Kementerian Keuangan mengandalkan pertukaran data dengan K/L lain untuk mengejar pajak
Risiko selisih antara realisasi dan target alias shortfall penerimaan pajak tahun ini, tak menyurutkan ambisi pemerintah untuk mengejar setoran pajak tahun depan. Pemerintah masih percaya diri dengan memasang target penerimaan pajak tahun depan, lebih tinggi lagi.
Dalam Rancangan Anggaran Pendapatan dan Belanja Negara (RAPBN) 2026, pemerintah memasang target penerimaan pajak sebesar Rp 2.357,7 triliun. Angka itu melonjak 13,5% jika dibandingkan dengan outlook penerimaan pajak pada tahun ini.
Tidak ada kebijakan baru yang akan ditempuh pemerintah pada tahun depan. Menteri Keuangan Sri Mulyani Indrawati menyebut, kebijakan pajak 2026 masih akan sejalan dengan kebijakan yang diatur dalam Undang-Undang Harmonisasi Peraturan perpajakan (HPP).
Hanya saja, “Pertukaran data diintensifkan karena kami melihat masih ada ruang untuk Improvement” kata Sri Mulyani, Jumat (15/8).
Pertukaran data yang di-maksud, dilakukan antara Direktorat Jenderal (Ditjen) Pajak maupun Ditjen Bea dan Cukai dengan kementerian dan lembaga (KL) lain. Menkeu menyebut, pihaknya telah mengadakan pertemuan dengan Kementerian Energi dan Sumber Daya Mineral (ESDM) terkait hal tersebut.
“Sehingga semua data yang kami peroleh itu akurasi dan timing-nya lebih tepat dan itu bisa menciptakan peluang untuk enforcement yang lebih baik,” tandasnya.
Dalam paparan Sri Mulyani, ada beberapa upaya yang akan dilakukan untuk mencapai target penerimaan pajak di tahun 2026. Upaya itu meliputi pemanfaatan Coretax, sinergi pertukaran data dan kementerian dan lembaga (K/L), serta sistem pemungutan transaksi digital dalam negeri dan luar negeri.
Kemudian juga program bersama dalam analisis data, pengawasan, pemeriksaan intelijen, dan kepatuhan perpajakan serta memberikan insentif daya beli, investasi dan hilirisasi.
Direktur Jenderal Strategi Ekonomi dan Fiskal Kementerian Keuangan (Kemkeu) Febrio Nathan Kacaribu menyebut kenaikan target pajak ini ditopang oleh beberapa kebijakan yang dilakukan pada tahun depan.
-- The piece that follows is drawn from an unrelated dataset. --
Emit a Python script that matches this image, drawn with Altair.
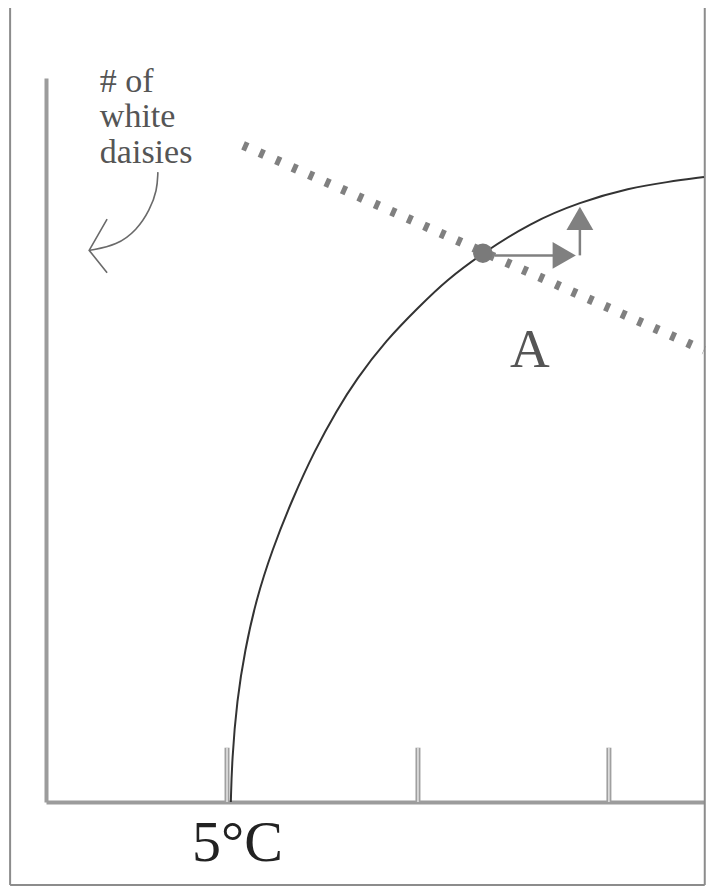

Salah satunya Coretax yang sudah berjalan semakin membaik.
“Coretax juga akan terus diperkuat, di mana berita sekarang sudah jalan dengan baik sehingga dengan adanya Coretax, apa yang dijanjikan oleh sistem yang lebih baik itu memang akan bisa kita deliver,” ujar Febrio, kemarin.
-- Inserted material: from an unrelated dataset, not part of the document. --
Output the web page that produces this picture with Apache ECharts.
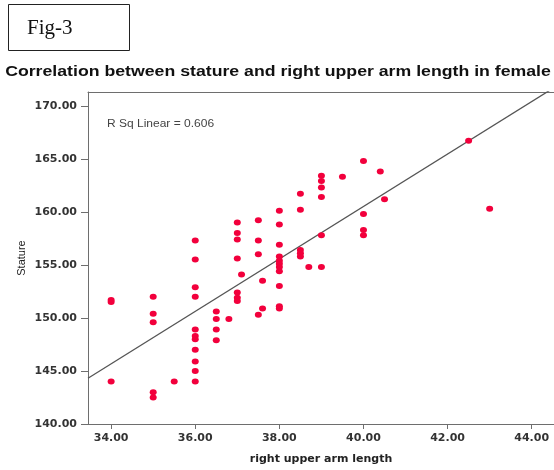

Adapun penerimaan pajak, masih menjadi tulang punggung pendapatan negara dalam RAPBN 2026. Total pendapatan negara tahun depan, dipatok Rp 3.147,7 triliun, naik 9,8% dari outlook 2024 senilai Rp 2.865,5 triliun.
Defisit melebar
Selain penerimaan pajak, pemerintah juga menargetkan penerimaan negara bukan pajak (PNBP) Rp 455,0 triliun, turun dari outlook 2025 yang sebesar Rp 477,2 triliun. Lalu, penerimaan kepabeanan dan cukai ditargetkan Rp 334,3 triliun, naik dari outlook 2024 sebesar Rp 310,4 triliun.
Di sisi lain, pemerintah memasang target belanja negara dalam RAPBN 2026 Rp 3.786,5 triliun. Angka ini juga naik dari target dalam APBN 2025 yang senilai Rp 3.621,3 triliun, dan tumbuh dari outlook belanja negara tahun 2025 ini Rp 3.527,5 triliun.
Artinya, pemerintah membidik defisit anggaran tahun 2026 Rp 638,8 triliun, setara 2,48% dari produk domestik bruto (PDB). Angka ini melebar dari target APBN 2025 sebesar 2,53% dari PDB, tapi lebih rendah dari outlook defisit tahun ini 2,78% dari PDB.
“Defisit (RAPBN 2026) Rp 636,8 triliun atau turun 3,5% dari defisit tahun ini. Keseimbangan primer kita harapkan makin mendekati 0 atau balance,” tutur Sri Mulyani.